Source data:
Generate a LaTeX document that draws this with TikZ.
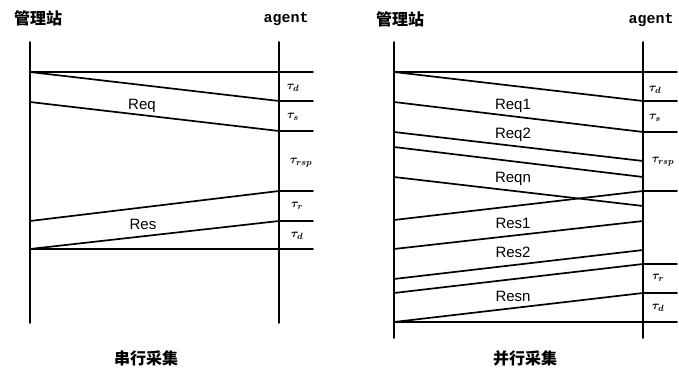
\documentclass[tikz,border=0pt]{standalone}
\usepackage{fontspec}
\setmainfont{Liberation Sans}
\newfontfamily\cjk{Noto Sans CJK SC}
\newfontfamily\monof{Liberation Mono}
\begin{document}
\begin{tikzpicture}[x=1pt,y=-1pt,
  ln/.style={line width=1.7pt,line cap=round},
  lbl/.style={font=\fontsize{15}{15}\selectfont,inner sep=0pt},
  tau/.style={font=\boldmath\fontsize{13}{13}\selectfont,inner sep=0pt},
  ttl/.style={font=\cjk\bfseries\fontsize{16}{16}\selectfont,inner sep=0pt},
  ag/.style={font=\monof\bfseries\fontsize{15}{15}\selectfont,inner sep=0pt}]
\fill[white] (0,0) rectangle (679,371);
\useasboundingbox (0,0) rectangle (679,371);

% ---------- left: serial ----------
\node[ttl] (t1) at (38,18) {管理站};
\node[ag] (a1) at (286,19) {agent};
\node[ttl] (c1) at (146,358) {串行采集};

\coordinate (L1top) at (30,42);  \coordinate (L1bot) at (30,323);
\coordinate (R1top) at (279,42); \coordinate (R1bot) at (279,323);
\draw[ln] (L1top) -- (L1bot);
\draw[ln] (R1top) -- (R1bot);

\coordinate (l0) at (30,72);   \coordinate (e0) at (313,72);
\coordinate (r1) at (279,101); \coordinate (e1) at (313,101);
\coordinate (l2) at (30,102);  \coordinate (r2) at (279,131); \coordinate (e2) at (313,131);
\coordinate (l3) at (30,221);  \coordinate (r3) at (279,191); \coordinate (e3) at (313,191);
\coordinate (l4) at (30,249);  \coordinate (r4) at (279,221); \coordinate (e4) at (313,221);
\coordinate (e5) at (313,249);

\draw[ln] (l0) -- (e0);
\draw[ln] (l0) -- (r1) -- (e1);
\draw[ln] (l2) -- (r2) -- (e2);
\draw[ln] (l3) -- (r3) -- (e3);
\draw[ln] (l4) -- (r4) -- (e4);
\draw[ln] (l4) -- (e5);

\node[lbl] (req) at (142,106) {Req};
\node[lbl] (res) at (143,224) {Res};

\node[tau] (ta1) at (293,88) {$\tau_d$};
\node[tau] (ta2) at (293,117) {$\tau_s$};
\node[tau] (ta3) at (301,163) {$\tau_{rsp}$};
\node[tau] (ta4) at (297,206) {$\tau_r$};
\node[tau] (ta5) at (297,236) {$\tau_d$};

% ---------- right: parallel ----------
\node[ttl] (t2) at (400,19) {管理站};
\node[ag] (a2) at (651,20) {agent};
\node[ttl] (c2) at (525,358) {并行采集};

\coordinate (L2top) at (394,42);  \coordinate (L2bot) at (394,338);
\coordinate (R2top) at (643,42);  \coordinate (R2bot) at (643,338);
\draw[ln] (L2top) -- (L2bot);
\draw[ln] (R2top) -- (R2bot);

\coordinate (pA) at (394,72);  \coordinate (qA) at (643,101); \coordinate (fT) at (677,72); \coordinate (fA) at (677,101);
\coordinate (pB) at (394,102); \coordinate (qB) at (643,132); \coordinate (fB) at (677,132);
\coordinate (pC) at (394,132); \coordinate (qC) at (643,161);
\coordinate (pD) at (394,147); \coordinate (qD) at (643,177);
\coordinate (pE) at (394,177); \coordinate (qE) at (643,206);
\coordinate (pF) at (394,220); \coordinate (qF) at (643,191); \coordinate (fF) at (677,191);
\coordinate (pG) at (394,249); \coordinate (qG) at (643,221);
\coordinate (pH) at (394,279); \coordinate (qH) at (643,250);
\coordinate (pI) at (394,293); \coordinate (qI) at (643,264); \coordinate (fI) at (677,264);
\coordinate (pJ) at (394,322); \coordinate (qJ) at (643,293); \coordinate (fJ) at (677,293);
\coordinate (fK) at (677,322);

\draw[ln] (pA) -- (fT);
\draw[ln] (pA) -- (qA) -- (fA);
\draw[ln] (pB) -- (qB) -- (fB);
\draw[ln] (pC) -- (qC);
\draw[ln] (pD) -- (qD);
\draw[ln] (pE) -- (qE);
\draw[ln] (pF) -- (qF) -- (fF);
\draw[ln] (pG) -- (qG);
\draw[ln] (pH) -- (qH);
\draw[ln] (pI) -- (qI) -- (fI);
\draw[ln] (pJ) -- (qJ) -- (fJ);
\draw[ln] (pJ) -- (fK);

\node[lbl] (rq1) at (513,106) {Req1};
\node[lbl] (rq2) at (513,135) {Req2};
\node[lbl] (rqn) at (513,179) {Reqn};
\node[lbl] (rs1) at (513,223) {Res1};
\node[lbl] (rs2) at (513,252) {Res2};
\node[lbl] (rsn) at (513,296) {Resn};

\node[tau] (tb1) at (655,90) {$\tau_d$};
\node[tau] (tb2) at (655,118) {$\tau_s$};
\node[tau] (tb3) at (663,162) {$\tau_{rsp}$};
\node[tau] (tb4) at (658,278) {$\tau_r$};
\node[tau] (tb5) at (658,308) {$\tau_d$};
\end{tikzpicture}
\end{document}
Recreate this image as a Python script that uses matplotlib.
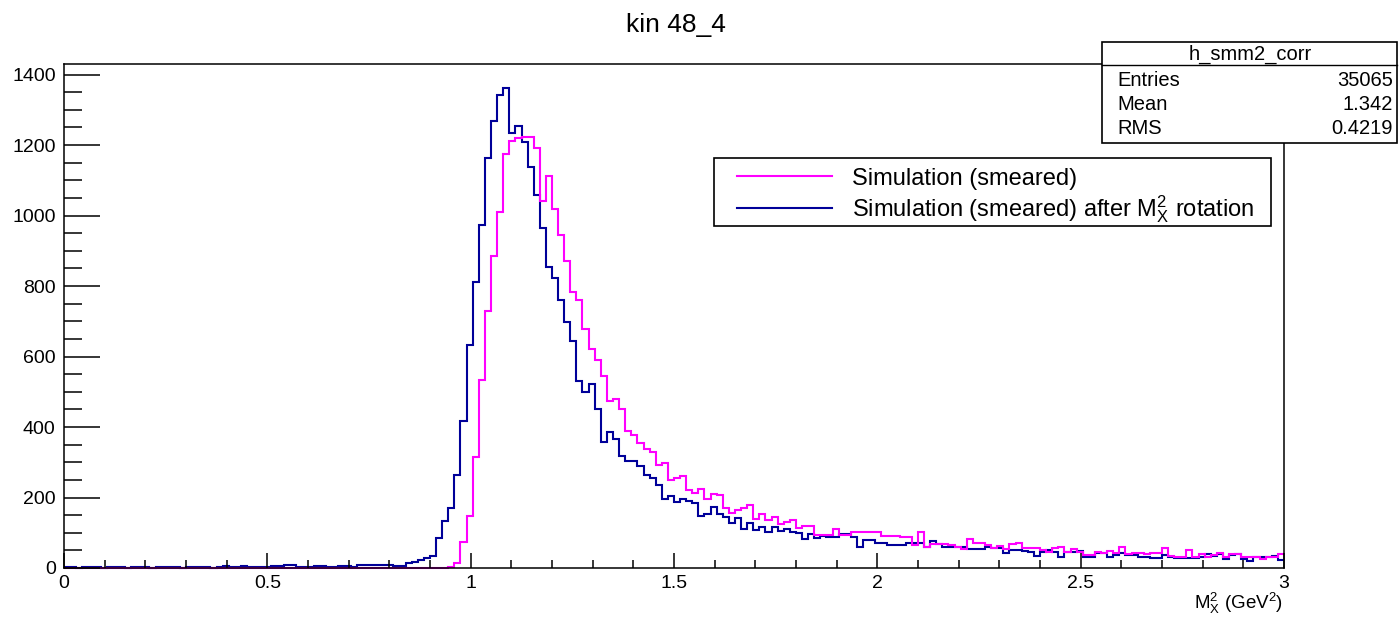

_Task statement_
Reproduce the whole listing exactly, but not the images in it.

_Solution to this problem_
Generate a LaTeX document that draws this with TikZ.
\documentclass[tikz,border=0pt]{standalone}
\usepackage{fontspec}
\setmainfont{Liberation Sans}
\newfontfamily\cjk{Noto Sans CJK SC}
\newfontfamily\monof{Liberation Mono}
\begin{document}
\begin{tikzpicture}[x=1pt,y=-1pt,
  ln/.style={line width=1.7pt,line cap=round},
  lbl/.style={font=\fontsize{15}{15}\selectfont,inner sep=0pt},
  tau/.style={font=\boldmath\fontsize{13}{13}\selectfont,inner sep=0pt},
  ttl/.style={font=\cjk\bfseries\fontsize{16}{16}\selectfont,inner sep=0pt},
  ag/.style={font=\monof\bfseries\fontsize{15}{15}\selectfont,inner sep=0pt}]
\fill[white] (0,0) rectangle (679,371);
\useasboundingbox (0,0) rectangle (679,371);

% ---------- left: serial ----------
\node[ttl] (t1) at (38,18) {管理站};
\node[ag] (a1) at (286,19) {agent};
\node[ttl] (c1) at (146,358) {串行采集};

\coordinate (L1top) at (30,42);  \coordinate (L1bot) at (30,323);
\coordinate (R1top) at (279,42); \coordinate (R1bot) at (279,323);
\draw[ln] (L1top) -- (L1bot);
\draw[ln] (R1top) -- (R1bot);

\coordinate (l0) at (30,72);   \coordinate (e0) at (313,72);
\coordinate (r1) at (279,101); \coordinate (e1) at (313,101);
\coordinate (l2) at (30,102);  \coordinate (r2) at (279,131); \coordinate (e2) at (313,131);
\coordinate (l3) at (30,221);  \coordinate (r3) at (279,191); \coordinate (e3) at (313,191);
\coordinate (l4) at (30,249);  \coordinate (r4) at (279,221); \coordinate (e4) at (313,221);
\coordinate (e5) at (313,249);

\draw[ln] (l0) -- (e0);
\draw[ln] (l0) -- (r1) -- (e1);
\draw[ln] (l2) -- (r2) -- (e2);
\draw[ln] (l3) -- (r3) -- (e3);
\draw[ln] (l4) -- (r4) -- (e4);
\draw[ln] (l4) -- (e5);

\node[lbl] (req) at (142,106) {Req};
\node[lbl] (res) at (143,224) {Res};

\node[tau] (ta1) at (293,88) {$\tau_d$};
\node[tau] (ta2) at (293,117) {$\tau_s$};
\node[tau] (ta3) at (301,163) {$\tau_{rsp}$};
\node[tau] (ta4) at (297,206) {$\tau_r$};
\node[tau] (ta5) at (297,236) {$\tau_d$};

% ---------- right: parallel ----------
\node[ttl] (t2) at (400,19) {管理站};
\node[ag] (a2) at (651,20) {agent};
\node[ttl] (c2) at (525,358) {并行采集};

\coordinate (L2top) at (394,42);  \coordinate (L2bot) at (394,338);
\coordinate (R2top) at (643,42);  \coordinate (R2bot) at (643,338);
\draw[ln] (L2top) -- (L2bot);
\draw[ln] (R2top) -- (R2bot);

\coordinate (pA) at (394,72);  \coordinate (qA) at (643,101); \coordinate (fT) at (677,72); \coordinate (fA) at (677,101);
\coordinate (pB) at (394,102); \coordinate (qB) at (643,132); \coordinate (fB) at (677,132);
\coordinate (pC) at (394,132); \coordinate (qC) at (643,161);
\coordinate (pD) at (394,147); \coordinate (qD) at (643,177);
\coordinate (pE) at (394,177); \coordinate (qE) at (643,206);
\coordinate (pF) at (394,220); \coordinate (qF) at (643,191); \coordinate (fF) at (677,191);
\coordinate (pG) at (394,249); \coordinate (qG) at (643,221);
\coordinate (pH) at (394,279); \coordinate (qH) at (643,250);
\coordinate (pI) at (394,293); \coordinate (qI) at (643,264); \coordinate (fI) at (677,264);
\coordinate (pJ) at (394,322); \coordinate (qJ) at (643,293); \coordinate (fJ) at (677,293);
\coordinate (fK) at (677,322);

\draw[ln] (pA) -- (fT);
\draw[ln] (pA) -- (qA) -- (fA);
\draw[ln] (pB) -- (qB) -- (fB);
\draw[ln] (pC) -- (qC);
\draw[ln] (pD) -- (qD);
\draw[ln] (pE) -- (qE);
\draw[ln] (pF) -- (qF) -- (fF);
\draw[ln] (pG) -- (qG);
\draw[ln] (pH) -- (qH);
\draw[ln] (pI) -- (qI) -- (fI);
\draw[ln] (pJ) -- (qJ) -- (fJ);
\draw[ln] (pJ) -- (fK);

\node[lbl] (rq1) at (513,106) {Req1};
\node[lbl] (rq2) at (513,135) {Req2};
\node[lbl] (rqn) at (513,179) {Reqn};
\node[lbl] (rs1) at (513,223) {Res1};
\node[lbl] (rs2) at (513,252) {Res2};
\node[lbl] (rsn) at (513,296) {Resn};

\node[tau] (tb1) at (655,90) {$\tau_d$};
\node[tau] (tb2) at (655,118) {$\tau_s$};
\node[tau] (tb3) at (663,162) {$\tau_{rsp}$};
\node[tau] (tb4) at (658,278) {$\tau_r$};
\node[tau] (tb5) at (658,308) {$\tau_d$};
\end{tikzpicture}
\end{document}
Recreate this image as a Python script that uses matplotlib.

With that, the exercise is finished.